Hold on, what is mining?
Well, this kind of mining is not necessarily performed while wearing security helmets and safety goggles. Unless you are interestingly funny. Mining in cryptocurrencies vocabulary, is performed to verify the legitimacy of a transaction, and for creating new digital currency units by rewarding miners for their efforts. When a transaction occurs somewhere in the world, that’s what happens:
- Thousands of transactions come together into a block
- Miners compete to verify the legitimacy of transactions within each block; by solving a mathematical problem; the proof-of-work
- Amounts of digital currency are given as a reward to the first miner who solves each block problems
- Valid transactions are stored in the public blockchain
- Then a new cycle begins.
In other words, the mining process is an operation of inverse hashing: it determines a number (called nonce) so that the cryptographic hash algorithm of block data, results in less than a given level of difficulty, or threshold.
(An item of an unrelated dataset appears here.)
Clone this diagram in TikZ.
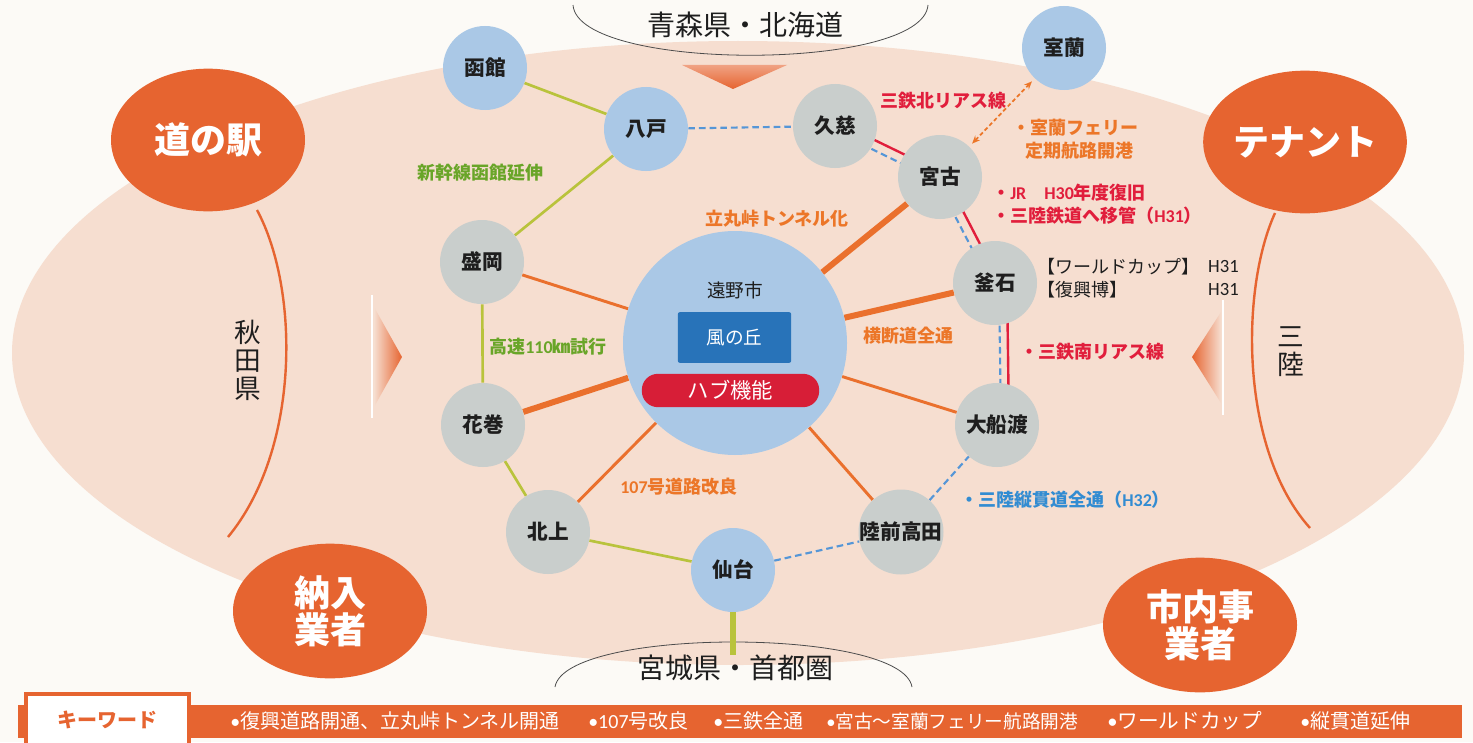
\documentclass[tikz,border=0pt]{standalone}
\usepackage{fontspec}
\setmainfont{Noto Sans CJK JP}
\newfontfamily\lat{Carlito}
\usetikzlibrary{calc,arrows.meta,shapes.geometric}
\pgfdeclarelayer{bg}
\pgfdeclarelayer{edges}
\pgfsetlayers{bg,edges,main}
\definecolor{cblue}{RGB}{170,200,230}
\definecolor{cgray}{RGB}{201,206,204}
\definecolor{corange}{RGB}{230,100,48}
\definecolor{corange2}{RGB}{234,112,45}
\definecolor{cgreen}{RGB}{185,195,60}
\definecolor{cgtext}{RGB}{105,165,40}
\definecolor{cred}{RGB}{225,30,60}
\definecolor{cdash}{RGB}{85,150,215}
\definecolor{cotext}{RGB}{236,118,40}
\definecolor{cbtext}{RGB}{50,140,210}
\definecolor{cbox}{RGB}{40,115,185}
\definecolor{chub}{RGB}{215,30,55}
\definecolor{cpeach}{RGB}{246,222,208}
\definecolor{cbg}{RGB}{252,250,246}
\definecolor{ctext}{RGB}{30,30,30}
\begin{document}
\begin{tikzpicture}[x=0.75pt,y=-0.75pt,
  city/.style={circle,minimum size=63pt,inner sep=0pt,font=\fontsize{15.5}{18}\selectfont\bfseries,text=ctext},
  bcity/.style={city,fill=cblue},
  gcity/.style={city,fill=cgray},
  oval/.style={ellipse,fill=corange,inner sep=0pt,minimum width=145.5pt,minimum height=107pt,text=white,align=center,font=\fontsize{27}{28}\selectfont\bfseries},
  lbl/.style={inner sep=0pt,font=\fontsize{13.5}{16}\selectfont\bfseries},
  kw/.style={inner sep=0pt,anchor=west,text=white,font=\fontsize{15}{18}\selectfont},
  captxt/.style={inner sep=0pt,text=ctext,font=\fontsize{21}{24}\selectfont},
  vert/.style={inner sep=0pt,text=ctext,align=center,font=\fontsize{20}{21}\selectfont},
  gline/.style={draw=cgreen,line width=2pt},
  bdash/.style={draw=cdash,line width=1.6pt,dash pattern=on 5pt off 3pt},
  rline/.style={draw=cred,line width=1.8pt},
  oline/.style={draw=corange2,line width=2.2pt},
  othick/.style={draw=corange2,line width=4.5pt},
  orarc/.style={draw=corange,line width=1.8pt},
  thinline/.style={draw=black!70,line width=0.6pt}
]
\useasboundingbox (0,0) rectangle (1473,742);
\begin{pgfonlayer}{bg}
\fill[cbg] (0,0) rectangle (1473,742);
\fill[cpeach] (738,353) ellipse [x radius=726, y radius=312];
% triangles
\shade[left color=cpeach,right color=corange] (374,307) -- (402,357) -- (374,407) -- cycle;
\draw[white,line width=2pt] (372,295) -- (372,418);
\shade[left color=corange,right color=cpeach] (1221,312) -- (1192,357) -- (1221,403) -- cycle;
\draw[white,line width=2pt] (1223,300) -- (1223,415);
\shade[top color=corange!60!white,bottom color=corange] (682,65) -- (787,65) -- (733,89) -- cycle;
% caption arcs
\draw[thinline] (573,5) .. controls (578,72) and (923,72) .. (928,5);
\draw[thinline] (555,687) .. controls (565,627) and (902,627) .. (912,687);
% keyword bar
\fill[corange] (18,705) rectangle (1462,738);
\draw[corange,line width=2.5pt,fill=white] (26,694) rectangle (189,760);
\end{pgfonlayer}

% oval nodes
\node[oval] (michi) at (208,140) {道の駅};
\node[oval] (tenant) at (1305,142) {テナント};
\node[oval,minimum height=101pt] (nonyu) at (330,611) {納入\\業者};
\node[oval,minimum height=101pt] (shinai) at (1200,625) {市内事\\業者};

\coordinate (larcend) at (228,537);
\coordinate (rarcend) at (1310,528);
\begin{pgfonlayer}{bg}
\draw[orarc] (257,210) .. controls (300,290) and (300,450) .. (larcend);
\draw[orarc] (1275,213) .. controls (1240,290) and (1240,450) .. (rarcend);
\end{pgfonlayer}

\node[vert] (akita) at (248,360) {秋\\田\\県};
\node[vert] (sanriku) at (1291,352) {三\\陸};

\node[captxt] (aomori) at (745,25) {青森県・北海道};
\node[captxt] (miyagi) at (735,668) {宮城県・首都圏};

% center
\node[circle,fill=cblue,minimum size=168pt,inner sep=0pt] (tono) at (735,343) {};
\node[inner sep=0pt,text=ctext,font=\fontsize{14}{16}\selectfont] (tonot) at (735,290) {遠野市};
\node[fill=cbox,minimum width=85pt,minimum height=38pt,inner sep=0pt,rounded corners=1.5pt,text=white,font=\fontsize{14}{16}\selectfont] (kaze) at (734.5,337.5) {風の丘};
\node[fill=chub,minimum width=133pt,minimum height=25pt,inner sep=0pt,rounded corners=12pt,text=white,font=\fontsize{16}{18}\selectfont] (hub) at (730.5,390.5) {ハブ機能};

% cities
\node[bcity] (hakodate) at (485,68) {函館};
\node[bcity] (hachinohe) at (646,129) {八戸};
\node[gcity] (kuji) at (835,126) {久慈};
\node[gcity] (miyako) at (940,177) {宮古};
\node[bcity] (muroran) at (1064,48) {室蘭};
\node[gcity] (kamaishi) at (995,283) {釜石};
\node[gcity] (morioka) at (482,262) {盛岡};
\node[gcity] (hanamaki) at (483,425) {花巻};
\node[gcity] (kitakami) at (548,532) {北上};
\node[bcity] (sendai) at (733,570) {仙台};
\node[gcity] (rikuzen) at (901,532) {陸前高田};
\node[gcity] (ofunato) at (997,425) {大船渡};

% edges
\begin{pgfonlayer}{edges}
\draw[gline] (hakodate) -- (hachinohe);
\draw[gline] (hachinohe) -- (morioka);
\draw[gline] (morioka) -- (hanamaki);
\draw[gline] (hanamaki) -- (kitakami);
\draw[gline] (kitakami) -- (sendai);
\draw[draw=cgreen,line width=3.8pt] (sendai) -- (sendai |- miyagi.north);
\draw[bdash] (hachinohe) -- (kuji);
\draw[bdash] (sendai) -- (rikuzen);
\draw[bdash] (rikuzen) -- (ofunato);
\draw[rline] ($(kuji.center)!3.5pt!90:(miyako.center)$) -- ($(miyako.center)!3.5pt!-90:(kuji.center)$);
\draw[bdash] ($(kuji.center)!3.5pt!-90:(miyako.center)$) -- ($(miyako.center)!3.5pt!90:(kuji.center)$);
\draw[rline] ($(miyako.center)!3.5pt!90:(kamaishi.center)$) -- ($(kamaishi.center)!3.5pt!-90:(miyako.center)$);
\draw[bdash] ($(miyako.center)!3.5pt!-90:(kamaishi.center)$) -- ($(kamaishi.center)!3.5pt!90:(miyako.center)$);
\draw[rline] ($(kamaishi.center)!9pt!90:(ofunato.center)$) -- ($(ofunato.center)!9pt!-90:(kamaishi.center)$);
\draw[bdash] ($(kamaishi.center)!3pt!90:(ofunato.center)$) -- ($(ofunato.center)!3pt!-90:(kamaishi.center)$);
\draw[othick] (tono) -- (miyako);
\draw[othick] (tono) -- (kamaishi);
\draw[othick] (tono) -- (hanamaki);
\draw[oline] (tono) -- (morioka);
\draw[oline] (tono) -- (ofunato);
\draw[oline] (tono) -- (rikuzen);
\draw[oline] (tono) -- (kitakami);
\end{pgfonlayer}
\draw[draw=cotext,line width=1.3pt,dash pattern=on 3pt off 2pt,{Stealth[length=6pt,width=5pt]}-{Stealth[length=6pt,width=5pt]},shorten <=3pt,shorten >=3pt] (miyako) -- (muroran);

% labels
\node[lbl,text=cgtext] (l1) at (480,173) {新幹線函館延伸};
\node[lbl,text=cred] (l2) at (943,101) {三鉄北リアス線};
\node[lbl,text=cotext,anchor=west] (l3) at (1012,128) {・室蘭フェリー};
\node[lbl,text=cotext,anchor=west] (l4) at (1025,151) {定期航路開港};
\node[lbl,text=cred,anchor=west] (l5) at (992,193) {・{\lat JR\quad H30}年度復旧};
\node[lbl,text=cred,anchor=west] (l6) at (992,216) {・三陸鉄道へ移管（{\lat H31}）};
\node[lbl,text=cotext] (l7) at (777,219) {立丸峠トンネル化};
\node[inner sep=0pt,anchor=west,text=ctext,font=\fontsize{13.5}{16}\selectfont] (l8) at (1037,267) {【ワールドカップ】};
\node[inner sep=0pt,anchor=east,text=ctext,font=\lat\fontsize{14}{16}\selectfont] (l8b) at (1239,267) {H31};
\node[inner sep=0pt,anchor=west,text=ctext,font=\fontsize{13.5}{16}\selectfont] (l9) at (1037,290) {【復興博】};
\node[inner sep=0pt,anchor=east,text=ctext,font=\lat\fontsize{14}{16}\selectfont] (l9b) at (1239,290) {H31};
\node[lbl,text=cotext] (l10) at (908,336) {横断道全通};
\node[lbl,text=cred,anchor=west] (l11) at (1020,352) {・三鉄南リアス線};
\node[lbl,text=cgtext] (l12) at (548,347) {高速{\lat 110}㎞試行};
\node[lbl,text=cotext] (l13) at (679,487) {{\lat 107}号道路改良};
\node[lbl,text=cbtext,anchor=west] (l14) at (960,500) {・三陸縦貫道全通（{\lat H32}）};

% keyword
\node[inner sep=0pt,text=corange,font=\fontsize{15}{18}\selectfont\bfseries] (kwt) at (107,720) {キーワード};
\node[kw] (k1) at (230,721) {{\lat•}復興道路開通、立丸峠トンネル開通};
\node[kw] (k2) at (588,721) {{\lat•}{\lat 107}号改良};
\node[kw] (k3) at (713,721) {{\lat•}三鉄全通};
\node[kw,font=\fontsize{14}{18}\selectfont] (k4) at (826,721) {{\lat•}宮古～室蘭フェリー航路開港};
\node[kw,font=\fontsize{15.5}{18}\selectfont] (k5) at (1107,721) {{\lat•}ワールドカップ};
\node[kw] (k6) at (1300,721) {{\lat•}縦貫道延伸};
\end{tikzpicture}
\end{document}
This threshold sets the competitive nature of mining. The more computing power is added to the whole network, the higher this level increases. This will eventually increase the number of calculations needed to create a new block.
This method also increases the cost of the block creation, pushing miners to improve their mining efficiency or hash power, in order to maintain a profitable mining operation. A new block is generated every 10 minutes, and this parameter is updated approximately every 14 days. Miners usually organize into mining pools, in order to concentrate their efforts on solving the increasing difficulty of a given block.
Keep in mind that this distributed consensus mechanism or PoW, is not only implemented into Bitcoin’s blockchain. Ethereum, Monero, Litecoin and so many other digital currencies actually adopted this protocol.
Now, do not try to use your poor ten years old laptop for mining purposes. You will only destroy it, and pay an offensively expensive electricity bill. Besides, you won’t be able to compete with that.
Am not speaking of the obviously happy guy. Am speaking about his arsenal of ASICs (or Application Specific Integrated Circuits).
What? ASICs? Go google that already!